(STATED TASK)
Pull out each line of the records holding the string "this".

-------- RECORD EXTRACTS

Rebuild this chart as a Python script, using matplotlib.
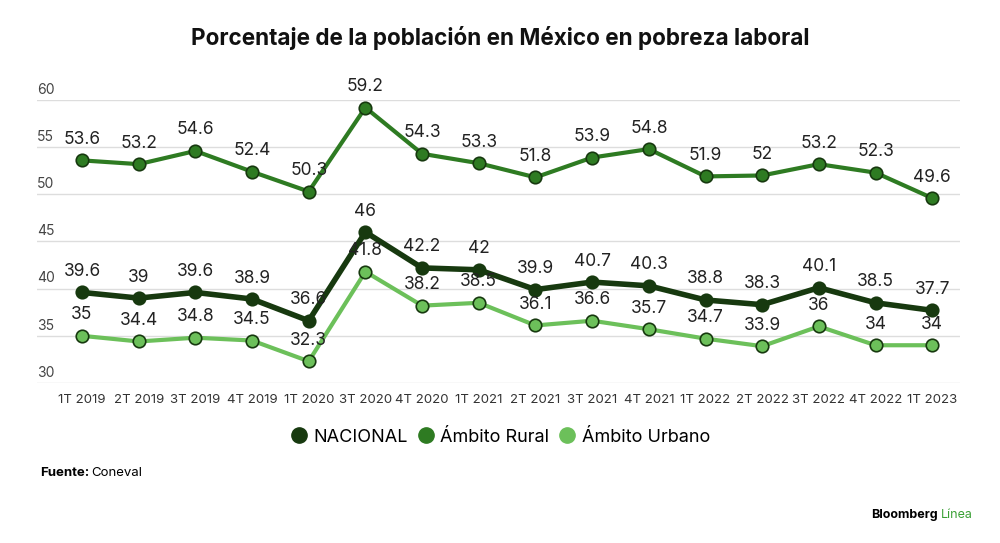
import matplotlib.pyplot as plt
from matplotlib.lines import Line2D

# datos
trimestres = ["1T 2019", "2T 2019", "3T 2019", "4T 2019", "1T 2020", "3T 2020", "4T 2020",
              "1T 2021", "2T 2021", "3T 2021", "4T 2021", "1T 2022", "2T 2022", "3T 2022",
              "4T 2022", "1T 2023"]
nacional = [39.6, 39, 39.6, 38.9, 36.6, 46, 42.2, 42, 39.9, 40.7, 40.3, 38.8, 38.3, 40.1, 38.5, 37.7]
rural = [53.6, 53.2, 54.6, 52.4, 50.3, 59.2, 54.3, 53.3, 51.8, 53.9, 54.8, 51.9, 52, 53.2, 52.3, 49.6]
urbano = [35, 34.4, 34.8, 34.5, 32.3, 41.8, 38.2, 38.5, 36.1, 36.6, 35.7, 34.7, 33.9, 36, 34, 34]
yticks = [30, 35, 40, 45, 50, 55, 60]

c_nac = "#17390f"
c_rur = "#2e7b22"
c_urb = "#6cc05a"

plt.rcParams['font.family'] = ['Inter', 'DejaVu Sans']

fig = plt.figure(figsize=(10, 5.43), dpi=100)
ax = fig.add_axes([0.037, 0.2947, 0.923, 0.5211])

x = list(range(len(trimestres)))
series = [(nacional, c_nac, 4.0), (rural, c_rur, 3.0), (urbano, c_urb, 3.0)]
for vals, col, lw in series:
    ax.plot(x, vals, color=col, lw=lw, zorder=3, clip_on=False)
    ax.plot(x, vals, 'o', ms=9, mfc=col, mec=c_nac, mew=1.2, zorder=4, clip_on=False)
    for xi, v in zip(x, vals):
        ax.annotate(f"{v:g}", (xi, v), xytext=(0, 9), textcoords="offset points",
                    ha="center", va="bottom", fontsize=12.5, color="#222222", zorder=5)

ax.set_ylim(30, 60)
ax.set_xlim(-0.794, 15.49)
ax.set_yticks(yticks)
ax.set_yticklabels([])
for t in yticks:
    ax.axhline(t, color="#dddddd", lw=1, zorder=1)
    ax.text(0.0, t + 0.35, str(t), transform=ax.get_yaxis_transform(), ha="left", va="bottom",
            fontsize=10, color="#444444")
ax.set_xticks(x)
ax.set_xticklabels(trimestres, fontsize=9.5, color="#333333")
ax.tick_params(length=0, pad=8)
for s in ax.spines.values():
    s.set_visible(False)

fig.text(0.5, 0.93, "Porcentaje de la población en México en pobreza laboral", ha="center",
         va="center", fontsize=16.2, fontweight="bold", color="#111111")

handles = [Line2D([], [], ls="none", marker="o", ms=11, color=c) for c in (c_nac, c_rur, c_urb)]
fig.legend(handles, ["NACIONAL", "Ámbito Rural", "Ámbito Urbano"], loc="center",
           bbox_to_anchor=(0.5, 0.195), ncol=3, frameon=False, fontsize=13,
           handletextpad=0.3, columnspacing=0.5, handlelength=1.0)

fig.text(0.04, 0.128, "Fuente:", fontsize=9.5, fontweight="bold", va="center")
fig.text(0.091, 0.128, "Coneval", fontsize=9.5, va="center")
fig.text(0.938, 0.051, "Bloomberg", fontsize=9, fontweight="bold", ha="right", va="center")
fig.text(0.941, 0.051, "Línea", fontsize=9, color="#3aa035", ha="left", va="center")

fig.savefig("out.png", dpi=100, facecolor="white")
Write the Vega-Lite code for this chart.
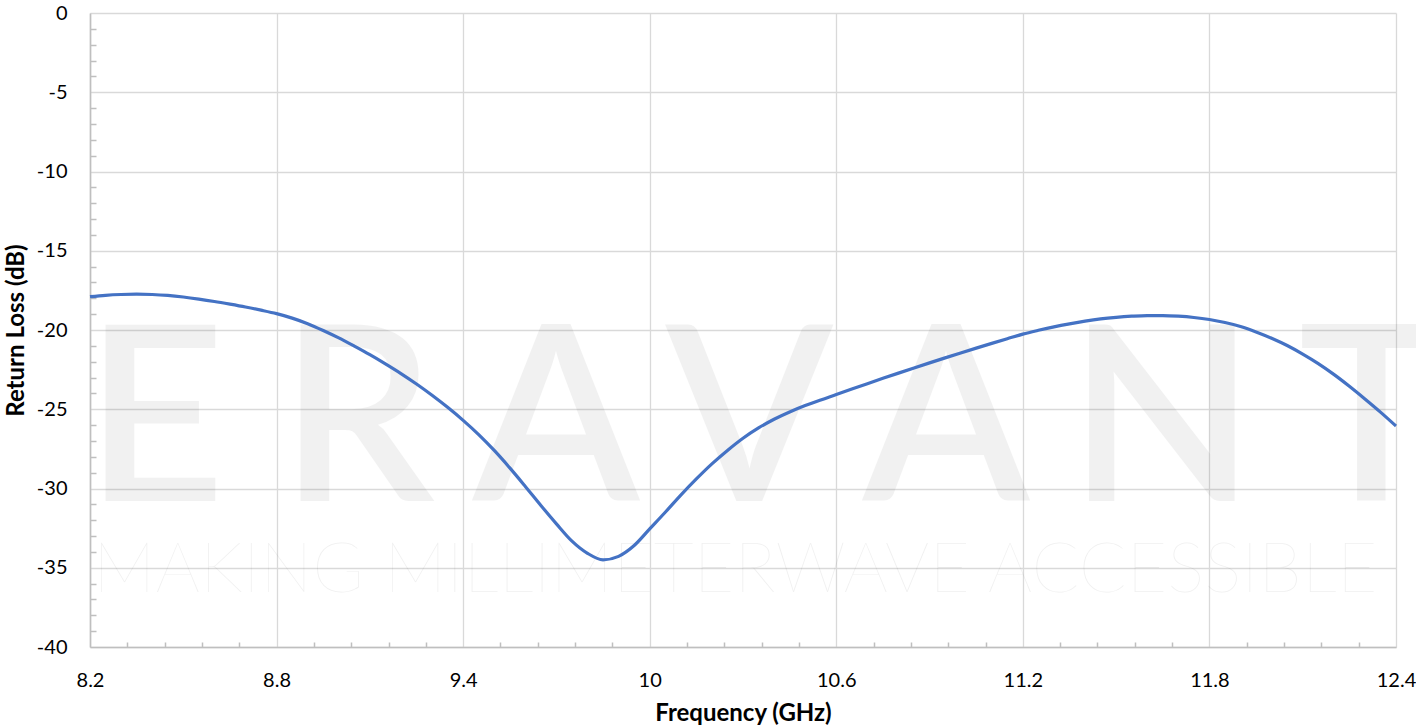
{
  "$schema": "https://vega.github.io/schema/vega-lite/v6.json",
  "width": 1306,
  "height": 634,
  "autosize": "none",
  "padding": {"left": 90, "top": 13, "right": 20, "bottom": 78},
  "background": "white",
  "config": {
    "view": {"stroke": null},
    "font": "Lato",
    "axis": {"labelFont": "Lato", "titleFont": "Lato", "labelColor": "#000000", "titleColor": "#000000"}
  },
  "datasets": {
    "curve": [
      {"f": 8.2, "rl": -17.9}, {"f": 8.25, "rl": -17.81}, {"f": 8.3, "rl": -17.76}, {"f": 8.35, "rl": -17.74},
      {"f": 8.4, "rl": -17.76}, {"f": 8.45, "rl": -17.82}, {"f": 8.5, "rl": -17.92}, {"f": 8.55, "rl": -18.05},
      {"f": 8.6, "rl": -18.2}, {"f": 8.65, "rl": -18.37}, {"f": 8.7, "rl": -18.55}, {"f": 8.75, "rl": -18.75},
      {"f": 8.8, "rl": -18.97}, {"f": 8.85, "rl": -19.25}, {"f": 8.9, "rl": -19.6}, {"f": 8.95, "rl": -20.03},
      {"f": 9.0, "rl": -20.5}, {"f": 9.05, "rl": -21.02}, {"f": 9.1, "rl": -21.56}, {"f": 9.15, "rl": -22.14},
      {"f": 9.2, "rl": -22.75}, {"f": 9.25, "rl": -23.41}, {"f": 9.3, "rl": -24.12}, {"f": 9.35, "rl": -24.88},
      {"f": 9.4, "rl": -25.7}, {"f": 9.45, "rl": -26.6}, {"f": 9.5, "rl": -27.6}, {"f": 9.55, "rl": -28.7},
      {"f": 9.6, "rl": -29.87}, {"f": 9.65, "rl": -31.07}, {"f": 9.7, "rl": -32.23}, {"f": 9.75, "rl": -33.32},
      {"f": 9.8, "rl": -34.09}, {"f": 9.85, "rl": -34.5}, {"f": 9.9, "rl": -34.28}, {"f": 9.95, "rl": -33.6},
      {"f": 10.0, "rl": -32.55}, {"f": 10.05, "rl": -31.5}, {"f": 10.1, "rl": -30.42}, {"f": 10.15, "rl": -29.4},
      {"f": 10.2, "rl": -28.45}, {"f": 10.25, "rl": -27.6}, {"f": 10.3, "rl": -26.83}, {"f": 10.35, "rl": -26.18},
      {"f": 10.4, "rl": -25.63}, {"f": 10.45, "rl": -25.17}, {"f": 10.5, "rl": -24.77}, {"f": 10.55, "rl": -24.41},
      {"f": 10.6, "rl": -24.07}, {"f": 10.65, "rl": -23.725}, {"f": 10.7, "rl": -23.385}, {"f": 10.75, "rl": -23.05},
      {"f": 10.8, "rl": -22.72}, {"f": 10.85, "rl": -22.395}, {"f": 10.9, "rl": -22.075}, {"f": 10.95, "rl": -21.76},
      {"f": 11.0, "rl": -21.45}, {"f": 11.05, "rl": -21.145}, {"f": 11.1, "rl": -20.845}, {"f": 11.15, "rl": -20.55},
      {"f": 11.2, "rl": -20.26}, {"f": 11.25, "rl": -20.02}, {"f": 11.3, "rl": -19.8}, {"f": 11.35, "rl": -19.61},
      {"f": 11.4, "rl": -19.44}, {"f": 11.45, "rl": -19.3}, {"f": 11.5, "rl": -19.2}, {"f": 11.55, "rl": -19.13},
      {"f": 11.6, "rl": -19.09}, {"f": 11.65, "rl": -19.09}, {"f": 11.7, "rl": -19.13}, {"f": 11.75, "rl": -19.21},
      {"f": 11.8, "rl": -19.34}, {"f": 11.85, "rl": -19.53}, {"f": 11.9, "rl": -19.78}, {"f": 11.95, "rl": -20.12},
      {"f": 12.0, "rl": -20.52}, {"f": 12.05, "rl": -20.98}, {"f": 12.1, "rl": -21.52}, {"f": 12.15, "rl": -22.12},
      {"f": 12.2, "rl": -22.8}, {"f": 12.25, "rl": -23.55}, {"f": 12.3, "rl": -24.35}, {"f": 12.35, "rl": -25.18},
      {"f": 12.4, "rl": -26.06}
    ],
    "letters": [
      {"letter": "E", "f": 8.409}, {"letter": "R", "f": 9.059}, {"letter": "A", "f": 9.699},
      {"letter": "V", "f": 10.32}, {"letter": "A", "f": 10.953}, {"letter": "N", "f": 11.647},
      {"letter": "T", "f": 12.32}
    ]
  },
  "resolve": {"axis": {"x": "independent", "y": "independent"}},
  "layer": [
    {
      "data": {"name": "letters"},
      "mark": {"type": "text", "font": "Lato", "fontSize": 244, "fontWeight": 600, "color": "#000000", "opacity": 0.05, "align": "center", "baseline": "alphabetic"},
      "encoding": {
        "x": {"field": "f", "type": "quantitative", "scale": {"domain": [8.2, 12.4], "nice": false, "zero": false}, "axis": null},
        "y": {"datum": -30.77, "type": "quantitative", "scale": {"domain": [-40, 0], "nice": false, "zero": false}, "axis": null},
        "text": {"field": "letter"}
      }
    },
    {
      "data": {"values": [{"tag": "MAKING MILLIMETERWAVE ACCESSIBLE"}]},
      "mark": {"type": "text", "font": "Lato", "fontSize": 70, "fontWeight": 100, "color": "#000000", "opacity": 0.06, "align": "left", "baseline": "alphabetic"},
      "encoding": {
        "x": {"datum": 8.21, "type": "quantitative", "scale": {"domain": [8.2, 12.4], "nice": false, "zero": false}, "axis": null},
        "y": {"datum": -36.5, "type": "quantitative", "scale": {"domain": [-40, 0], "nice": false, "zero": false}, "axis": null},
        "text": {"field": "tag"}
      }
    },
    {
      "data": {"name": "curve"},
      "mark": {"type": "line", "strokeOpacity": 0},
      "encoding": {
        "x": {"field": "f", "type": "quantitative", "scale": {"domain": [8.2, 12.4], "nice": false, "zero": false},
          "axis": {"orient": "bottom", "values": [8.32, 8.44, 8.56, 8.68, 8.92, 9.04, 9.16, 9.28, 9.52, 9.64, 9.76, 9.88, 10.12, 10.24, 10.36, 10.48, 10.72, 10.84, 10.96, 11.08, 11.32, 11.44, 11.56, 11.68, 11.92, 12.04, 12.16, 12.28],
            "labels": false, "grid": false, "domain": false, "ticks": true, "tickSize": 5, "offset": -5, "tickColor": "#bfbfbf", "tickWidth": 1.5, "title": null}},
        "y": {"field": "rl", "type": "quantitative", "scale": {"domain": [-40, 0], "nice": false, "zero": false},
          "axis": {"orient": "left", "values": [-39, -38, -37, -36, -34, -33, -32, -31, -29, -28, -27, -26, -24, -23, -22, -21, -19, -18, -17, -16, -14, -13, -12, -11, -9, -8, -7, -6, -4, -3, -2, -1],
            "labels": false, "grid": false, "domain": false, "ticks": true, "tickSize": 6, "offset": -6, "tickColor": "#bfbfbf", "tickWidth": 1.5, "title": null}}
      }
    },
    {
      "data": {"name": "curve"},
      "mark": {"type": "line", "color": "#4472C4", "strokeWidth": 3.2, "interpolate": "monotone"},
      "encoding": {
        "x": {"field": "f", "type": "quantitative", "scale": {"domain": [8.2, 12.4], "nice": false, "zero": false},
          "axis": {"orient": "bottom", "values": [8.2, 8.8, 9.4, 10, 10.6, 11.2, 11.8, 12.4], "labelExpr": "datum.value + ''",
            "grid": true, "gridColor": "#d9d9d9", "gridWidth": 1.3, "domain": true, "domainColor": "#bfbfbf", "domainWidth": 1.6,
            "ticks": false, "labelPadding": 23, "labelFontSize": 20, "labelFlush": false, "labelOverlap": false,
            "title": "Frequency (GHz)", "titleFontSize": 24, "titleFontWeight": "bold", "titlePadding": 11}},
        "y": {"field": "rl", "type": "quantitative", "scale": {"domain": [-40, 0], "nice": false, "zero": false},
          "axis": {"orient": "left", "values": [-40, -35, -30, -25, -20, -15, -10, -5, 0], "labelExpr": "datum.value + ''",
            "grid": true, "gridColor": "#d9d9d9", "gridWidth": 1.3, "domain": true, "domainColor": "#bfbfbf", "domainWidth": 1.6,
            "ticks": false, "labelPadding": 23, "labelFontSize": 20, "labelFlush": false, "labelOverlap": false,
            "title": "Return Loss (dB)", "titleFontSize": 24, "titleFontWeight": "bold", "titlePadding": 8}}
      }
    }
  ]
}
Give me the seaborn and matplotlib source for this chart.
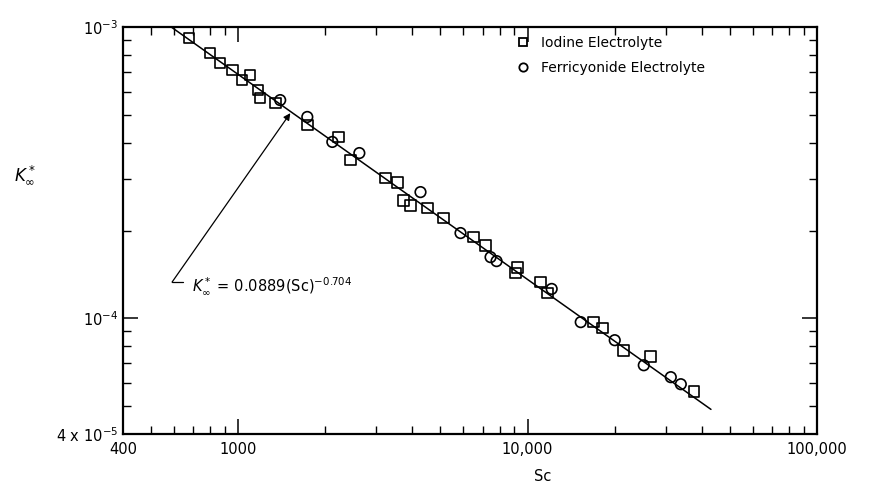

----------------

(OUTPUT BELOW)
Rebuild this chart as a Python script, using matplotlib.
Write the Vega-Lite code for this chart.
Give me the seaborn and matplotlib source for this chart.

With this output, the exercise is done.